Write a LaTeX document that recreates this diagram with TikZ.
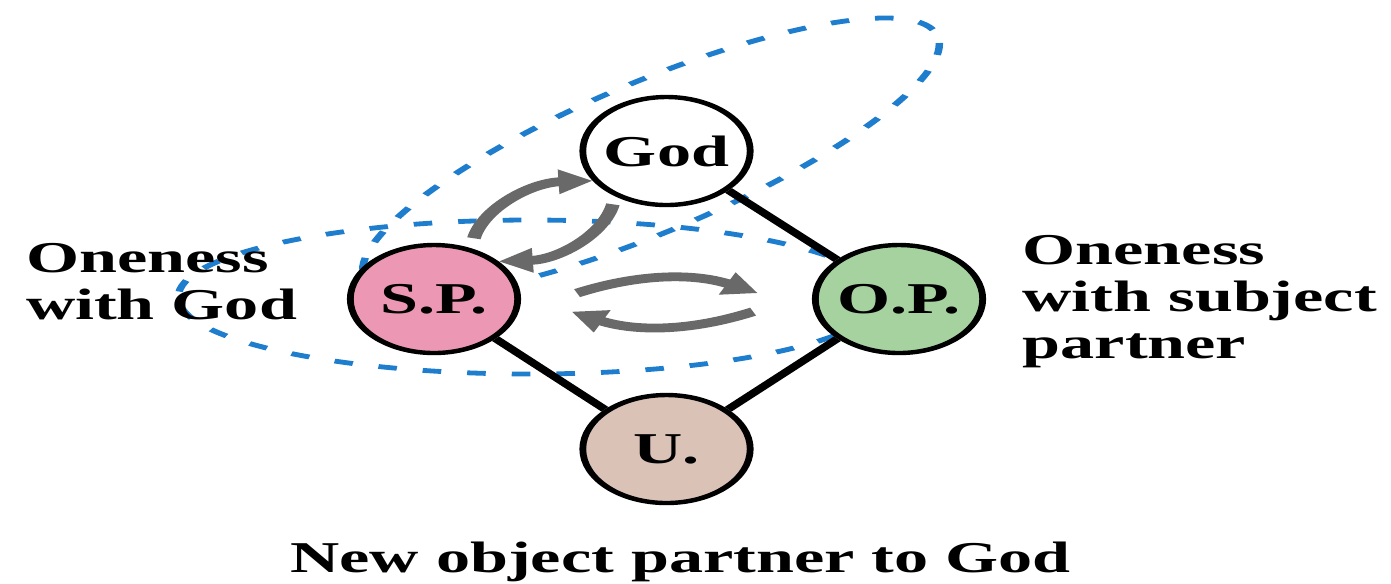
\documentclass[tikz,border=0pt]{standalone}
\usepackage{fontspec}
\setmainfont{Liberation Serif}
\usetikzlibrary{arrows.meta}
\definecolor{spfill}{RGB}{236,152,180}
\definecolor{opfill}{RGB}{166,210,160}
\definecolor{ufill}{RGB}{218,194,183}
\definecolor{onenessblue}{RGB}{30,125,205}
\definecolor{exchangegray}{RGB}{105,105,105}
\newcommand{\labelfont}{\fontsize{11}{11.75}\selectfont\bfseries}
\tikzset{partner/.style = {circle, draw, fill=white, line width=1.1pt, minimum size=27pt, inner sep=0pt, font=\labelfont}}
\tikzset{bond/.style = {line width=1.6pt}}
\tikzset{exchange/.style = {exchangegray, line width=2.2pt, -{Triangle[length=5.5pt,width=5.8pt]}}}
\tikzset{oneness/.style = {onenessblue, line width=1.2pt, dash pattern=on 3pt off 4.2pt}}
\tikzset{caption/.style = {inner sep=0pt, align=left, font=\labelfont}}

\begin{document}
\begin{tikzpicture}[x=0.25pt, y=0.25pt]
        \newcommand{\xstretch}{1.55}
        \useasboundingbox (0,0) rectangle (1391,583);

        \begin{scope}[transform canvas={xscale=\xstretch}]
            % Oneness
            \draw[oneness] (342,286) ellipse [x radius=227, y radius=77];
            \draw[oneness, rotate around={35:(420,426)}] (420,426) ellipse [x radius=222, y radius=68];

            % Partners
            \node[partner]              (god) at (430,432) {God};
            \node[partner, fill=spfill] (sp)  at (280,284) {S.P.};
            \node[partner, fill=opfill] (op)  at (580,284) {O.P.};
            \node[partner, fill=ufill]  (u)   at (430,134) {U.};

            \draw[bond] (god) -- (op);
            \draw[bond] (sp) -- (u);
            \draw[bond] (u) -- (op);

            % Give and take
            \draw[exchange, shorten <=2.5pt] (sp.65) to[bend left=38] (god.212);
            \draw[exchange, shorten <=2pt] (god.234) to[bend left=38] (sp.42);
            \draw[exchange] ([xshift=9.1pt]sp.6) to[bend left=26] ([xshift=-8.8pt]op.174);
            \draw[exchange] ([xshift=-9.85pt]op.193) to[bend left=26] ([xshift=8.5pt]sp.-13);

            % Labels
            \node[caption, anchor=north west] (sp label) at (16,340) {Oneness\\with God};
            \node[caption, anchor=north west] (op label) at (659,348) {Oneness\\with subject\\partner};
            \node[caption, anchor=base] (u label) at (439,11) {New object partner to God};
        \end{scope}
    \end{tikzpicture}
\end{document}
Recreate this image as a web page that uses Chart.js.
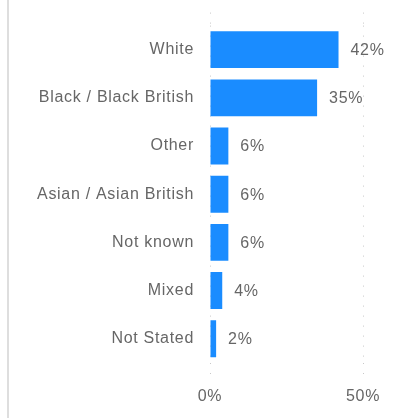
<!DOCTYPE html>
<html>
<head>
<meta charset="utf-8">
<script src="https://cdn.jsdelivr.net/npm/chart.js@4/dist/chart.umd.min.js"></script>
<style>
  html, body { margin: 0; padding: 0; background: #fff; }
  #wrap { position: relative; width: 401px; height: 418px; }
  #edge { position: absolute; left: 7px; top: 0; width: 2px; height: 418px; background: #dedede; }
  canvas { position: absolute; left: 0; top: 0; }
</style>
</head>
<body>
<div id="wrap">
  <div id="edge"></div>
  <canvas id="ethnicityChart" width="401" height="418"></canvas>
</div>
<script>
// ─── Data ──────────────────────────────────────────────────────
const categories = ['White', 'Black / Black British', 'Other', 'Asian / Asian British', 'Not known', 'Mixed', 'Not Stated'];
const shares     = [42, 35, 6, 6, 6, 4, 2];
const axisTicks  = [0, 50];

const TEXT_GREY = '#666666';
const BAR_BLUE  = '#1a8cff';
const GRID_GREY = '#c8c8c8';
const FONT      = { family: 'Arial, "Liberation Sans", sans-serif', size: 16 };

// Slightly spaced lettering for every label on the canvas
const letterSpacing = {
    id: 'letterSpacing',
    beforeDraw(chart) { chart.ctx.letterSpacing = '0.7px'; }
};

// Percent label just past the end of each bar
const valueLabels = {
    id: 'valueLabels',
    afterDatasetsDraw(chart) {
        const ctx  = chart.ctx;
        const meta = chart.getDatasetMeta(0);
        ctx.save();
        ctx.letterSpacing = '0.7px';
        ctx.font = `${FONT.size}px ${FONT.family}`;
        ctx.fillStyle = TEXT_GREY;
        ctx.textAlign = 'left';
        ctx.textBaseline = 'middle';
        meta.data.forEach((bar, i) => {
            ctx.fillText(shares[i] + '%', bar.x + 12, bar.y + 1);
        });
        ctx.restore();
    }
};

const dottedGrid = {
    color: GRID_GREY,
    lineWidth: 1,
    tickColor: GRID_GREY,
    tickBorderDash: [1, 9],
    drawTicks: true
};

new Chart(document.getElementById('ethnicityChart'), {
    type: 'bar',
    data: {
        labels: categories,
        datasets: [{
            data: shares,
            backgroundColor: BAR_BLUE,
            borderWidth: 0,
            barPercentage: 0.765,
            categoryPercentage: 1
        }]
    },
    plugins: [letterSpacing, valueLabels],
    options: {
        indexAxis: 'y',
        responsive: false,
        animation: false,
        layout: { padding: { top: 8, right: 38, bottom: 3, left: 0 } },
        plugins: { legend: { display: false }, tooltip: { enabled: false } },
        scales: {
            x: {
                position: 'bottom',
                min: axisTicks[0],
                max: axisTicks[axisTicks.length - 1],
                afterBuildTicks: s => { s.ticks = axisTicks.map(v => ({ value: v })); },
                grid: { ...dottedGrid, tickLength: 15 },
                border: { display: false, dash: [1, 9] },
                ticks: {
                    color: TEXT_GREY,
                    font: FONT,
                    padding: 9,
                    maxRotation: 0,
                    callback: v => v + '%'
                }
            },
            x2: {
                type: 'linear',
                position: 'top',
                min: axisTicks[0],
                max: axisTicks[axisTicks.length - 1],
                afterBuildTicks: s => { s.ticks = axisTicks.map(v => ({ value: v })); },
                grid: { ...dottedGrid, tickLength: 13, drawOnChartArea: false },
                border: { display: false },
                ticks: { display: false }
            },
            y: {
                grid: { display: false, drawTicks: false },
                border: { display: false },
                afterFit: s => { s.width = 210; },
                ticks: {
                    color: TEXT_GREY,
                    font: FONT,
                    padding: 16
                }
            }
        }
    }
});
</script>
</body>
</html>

### Exercise objective
Find how many lines hold the string "with", and state that number alone.

### Final result
3